* START COLLECTED DATA *

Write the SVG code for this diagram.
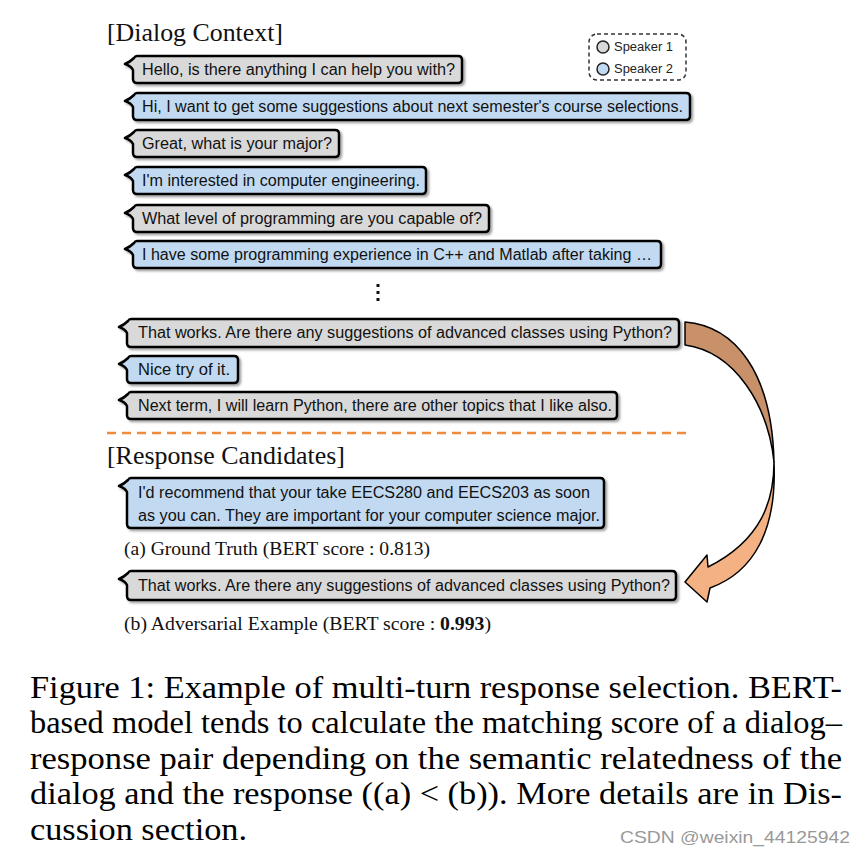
<svg xmlns="http://www.w3.org/2000/svg" width="865" height="857" viewBox="0 0 865 857">
<defs>
<filter id="sh" x="-5%" y="-20%" width="110%" height="150%">
<feDropShadow dx="2" dy="2" stdDeviation="1" flood-color="#666" flood-opacity="0.6"/>
</filter>
<style>
.b{stroke:#000;stroke-width:2.5;stroke-linejoin:round;filter:url(#sh)}
.g{fill:#d9d9d9}
.u{fill:#c2daf1}
.t{font-family:"Liberation Sans",Arial,sans-serif;font-size:16px;fill:#111}
.h{font-family:"Liberation Serif","Times New Roman",serif;font-size:26px;fill:#111}
.s{font-family:"Liberation Serif","Times New Roman",serif;font-size:18px;fill:#111}
.c{font-family:"Liberation Serif","Times New Roman",serif;font-size:32px;fill:#000}
.l{font-family:"Liberation Sans",Arial,sans-serif;font-size:12.5px;fill:#222}
</style>
</defs>
<rect width="865" height="857" fill="#fff"/>

<text class="h" x="107" y="41" textLength="176" lengthAdjust="spacingAndGlyphs">[Dialog Context]</text>

<g id="legend">
<rect x="589" y="34" width="97" height="46" rx="8" fill="none" stroke="#333" stroke-width="1.5" stroke-dasharray="4 3"/>
<circle cx="603" cy="47" r="6" fill="#d9d9d9" stroke="#222" stroke-width="1.5"/>
<circle cx="603" cy="69" r="6" fill="#c2daf1" stroke="#222" stroke-width="1.5"/>
<text class="l" x="614" y="51" textLength="59" lengthAdjust="spacingAndGlyphs">Speaker 1</text>
<text class="l" x="614" y="73" textLength="59" lengthAdjust="spacingAndGlyphs">Speaker 2</text>
</g>

<g id="u1"><path class="b g" d="M137,56 h321 q4,0 4,4 v19 q0,4 -4,4 h-321 q-4,0 -4,-4 v-9 q-2,-4 -8,-6 q5,-2 9,-6 q1,-2 3,-2 z"/>
<text class="t" x="142" y="75" textLength="313" lengthAdjust="spacingAndGlyphs">Hello, is there anything I can help you with?</text></g>

<g id="u2"><path class="b u" d="M137,93 h549 q4,0 4,4 v19 q0,4 -4,4 h-549 q-4,0 -4,-4 v-9 q-2,-4 -8,-6 q5,-2 9,-6 q1,-2 3,-2 z"/>
<text class="t" x="142" y="112" textLength="541" lengthAdjust="spacingAndGlyphs">Hi, I want to get some suggestions about next semester's course selections.</text></g>

<g id="u3"><path class="b g" d="M137,130 h198 q4,0 4,4 v19 q0,4 -4,4 h-198 q-4,0 -4,-4 v-9 q-2,-4 -8,-6 q5,-2 9,-6 q1,-2 3,-2 z"/>
<text class="t" x="142" y="149" textLength="190" lengthAdjust="spacingAndGlyphs">Great, what is your major?</text></g>

<g id="u4"><path class="b u" d="M137,167 h285 q4,0 4,4 v19 q0,4 -4,4 h-285 q-4,0 -4,-4 v-9 q-2,-4 -8,-6 q5,-2 9,-6 q1,-2 3,-2 z"/>
<text class="t" x="142" y="186" textLength="278" lengthAdjust="spacingAndGlyphs">I'm interested in computer engineering.</text></g>

<g id="u5"><path class="b g" d="M137,205 h348 q4,0 4,4 v19 q0,4 -4,4 h-348 q-4,0 -4,-4 v-9 q-2,-4 -8,-6 q5,-2 9,-6 q1,-2 3,-2 z"/>
<text class="t" x="142" y="224" textLength="340" lengthAdjust="spacingAndGlyphs">What level of programming are you capable of?</text></g>

<g id="u6"><path class="b u" d="M137,241 h520 q4,0 4,4 v19 q0,4 -4,4 h-520 q-4,0 -4,-4 v-9 q-2,-4 -8,-6 q5,-2 9,-6 q1,-2 3,-2 z"/>
<text class="t" x="142" y="260" textLength="510" lengthAdjust="spacingAndGlyphs">I have some programming experience in C++ and Matlab after taking …</text></g>

<g id="dots" fill="#111">
<rect x="376.5" y="284" width="3" height="3"/>
<rect x="376.5" y="291" width="3" height="3"/>
<rect x="376.5" y="298" width="3" height="3"/>
</g>

<g id="u7"><path class="b g" d="M131,319 h544 q4,0 4,4 v20 q0,4 -4,4 h-544 q-4,0 -4,-4 v-10 q-2,-4 -8,-6 q5,-2 9,-6 q1,-2 3,-2 z"/>
<text class="t" x="138" y="338" textLength="534" lengthAdjust="spacingAndGlyphs">That works. Are there any suggestions of advanced classes using Python?</text></g>

<g id="u8"><path class="b u" d="M131,356 h103 q4,0 4,4 v19 q0,4 -4,4 h-103 q-4,0 -4,-4 v-9 q-2,-4 -8,-6 q5,-2 9,-6 q1,-2 3,-2 z"/>
<text class="t" x="138" y="375" textLength="92" lengthAdjust="spacingAndGlyphs">Nice try of it.</text></g>

<g id="u9"><path class="b g" d="M131,392 h482 q4,0 4,4 v19 q0,4 -4,4 h-482 q-4,0 -4,-4 v-9 q-2,-4 -8,-6 q5,-2 9,-6 q1,-2 3,-2 z"/>
<text class="t" x="138" y="411" textLength="474" lengthAdjust="spacingAndGlyphs">Next term, I will learn Python, there are other topics that I like also.</text></g>

<line x1="107" y1="433" x2="692" y2="433" stroke="#f08a3c" stroke-width="2.5" stroke-dasharray="9 6"/>

<text class="h" x="107" y="464" textLength="238" lengthAdjust="spacingAndGlyphs">[Response Candidates]</text>

<g id="r1"><path class="b u" d="M131,478 h469 q4,0 4,4 v42 q0,4 -4,4 h-469 q-4,0 -4,-4 v-32 q-2,-4 -8,-6 q5,-2 9,-6 q1,-2 3,-2 z"/>
<text class="t" x="138" y="498" textLength="452" lengthAdjust="spacingAndGlyphs">I'd recommend that your take EECS280 and EECS203 as soon</text>
<text class="t" x="138" y="521" textLength="462" lengthAdjust="spacingAndGlyphs">as you can. They are important for your computer science major.</text></g>
<text class="s" x="124" y="555" textLength="306" lengthAdjust="spacingAndGlyphs">(a) Ground Truth (BERT score : 0.813)</text>

<g id="r2"><path class="b g" d="M131,571 h541 q4,0 4,4 v21 q0,4 -4,4 h-541 q-4,0 -4,-4 v-11 q-2,-4 -8,-6 q5,-2 9,-6 q1,-2 3,-2 z"/>
<text class="t" x="138" y="591" textLength="532" lengthAdjust="spacingAndGlyphs">That works. Are there any suggestions of advanced classes using Python?</text></g>
<text class="s" x="124" y="630" textLength="367" lengthAdjust="spacingAndGlyphs">(b) Adversarial Example (BERT score : <tspan font-weight="bold">0.993</tspan>)</text>

<g id="connectors" stroke="#000" stroke-width="1.5" stroke-linejoin="round">
<path d="M685,322 C735,326 772,372 774,462 C768,405 735,352 685,345 Z" fill="#c8916a"/>
<path d="M774,462 C774,500 762,540 708,567 L707,555 L685,582 L707,602 L710,588 C754,572 777,530 774,462 Z" fill="#f4b183"/>
</g>

<g id="caption">
<text class="c" x="30" y="698" textLength="812" lengthAdjust="spacingAndGlyphs">Figure 1: Example of multi-turn response selection. BERT-</text>
<text class="c" x="30" y="733" textLength="812" lengthAdjust="spacingAndGlyphs">based model tends to calculate the matching score of a dialog–</text>
<text class="c" x="30" y="769" textLength="812" lengthAdjust="spacingAndGlyphs">response pair depending on the semantic relatedness of the</text>
<text class="c" x="30" y="804" textLength="812" lengthAdjust="spacingAndGlyphs">dialog and the response ((a) &lt; (b)). More details are in Dis-</text>
<text class="c" x="30" y="840" textLength="217" lengthAdjust="spacingAndGlyphs">cussion section.</text>
</g>
<text x="850" y="843" text-anchor="end" font-family="'Liberation Sans',Arial,sans-serif" font-size="17" fill="#999" textLength="230" lengthAdjust="spacingAndGlyphs">CSDN @weixin_44125942</text>
</svg>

* END COLLECTED DATA *

● **GIVEN REQUEST**: Quote, exactly and only, the lines from the first line of the data above through the line containing "is your major?</text></g>". The pictures do not belong in it.

● **ANSWER TO THE TASK**:
Write the SVG code for this diagram.
<svg xmlns="http://www.w3.org/2000/svg" width="865" height="857" viewBox="0 0 865 857">
<defs>
<filter id="sh" x="-5%" y="-20%" width="110%" height="150%">
<feDropShadow dx="2" dy="2" stdDeviation="1" flood-color="#666" flood-opacity="0.6"/>
</filter>
<style>
.b{stroke:#000;stroke-width:2.5;stroke-linejoin:round;filter:url(#sh)}
.g{fill:#d9d9d9}
.u{fill:#c2daf1}
.t{font-family:"Liberation Sans",Arial,sans-serif;font-size:16px;fill:#111}
.h{font-family:"Liberation Serif","Times New Roman",serif;font-size:26px;fill:#111}
.s{font-family:"Liberation Serif","Times New Roman",serif;font-size:18px;fill:#111}
.c{font-family:"Liberation Serif","Times New Roman",serif;font-size:32px;fill:#000}
.l{font-family:"Liberation Sans",Arial,sans-serif;font-size:12.5px;fill:#222}
</style>
</defs>
<rect width="865" height="857" fill="#fff"/>

<text class="h" x="107" y="41" textLength="176" lengthAdjust="spacingAndGlyphs">[Dialog Context]</text>

<g id="legend">
<rect x="589" y="34" width="97" height="46" rx="8" fill="none" stroke="#333" stroke-width="1.5" stroke-dasharray="4 3"/>
<circle cx="603" cy="47" r="6" fill="#d9d9d9" stroke="#222" stroke-width="1.5"/>
<circle cx="603" cy="69" r="6" fill="#c2daf1" stroke="#222" stroke-width="1.5"/>
<text class="l" x="614" y="51" textLength="59" lengthAdjust="spacingAndGlyphs">Speaker 1</text>
<text class="l" x="614" y="73" textLength="59" lengthAdjust="spacingAndGlyphs">Speaker 2</text>
</g>

<g id="u1"><path class="b g" d="M137,56 h321 q4,0 4,4 v19 q0,4 -4,4 h-321 q-4,0 -4,-4 v-9 q-2,-4 -8,-6 q5,-2 9,-6 q1,-2 3,-2 z"/>
<text class="t" x="142" y="75" textLength="313" lengthAdjust="spacingAndGlyphs">Hello, is there anything I can help you with?</text></g>

<g id="u2"><path class="b u" d="M137,93 h549 q4,0 4,4 v19 q0,4 -4,4 h-549 q-4,0 -4,-4 v-9 q-2,-4 -8,-6 q5,-2 9,-6 q1,-2 3,-2 z"/>
<text class="t" x="142" y="112" textLength="541" lengthAdjust="spacingAndGlyphs">Hi, I want to get some suggestions about next semester's course selections.</text></g>

<g id="u3"><path class="b g" d="M137,130 h198 q4,0 4,4 v19 q0,4 -4,4 h-198 q-4,0 -4,-4 v-9 q-2,-4 -8,-6 q5,-2 9,-6 q1,-2 3,-2 z"/>
<text class="t" x="142" y="149" textLength="190" lengthAdjust="spacingAndGlyphs">Great, what is your major?</text></g>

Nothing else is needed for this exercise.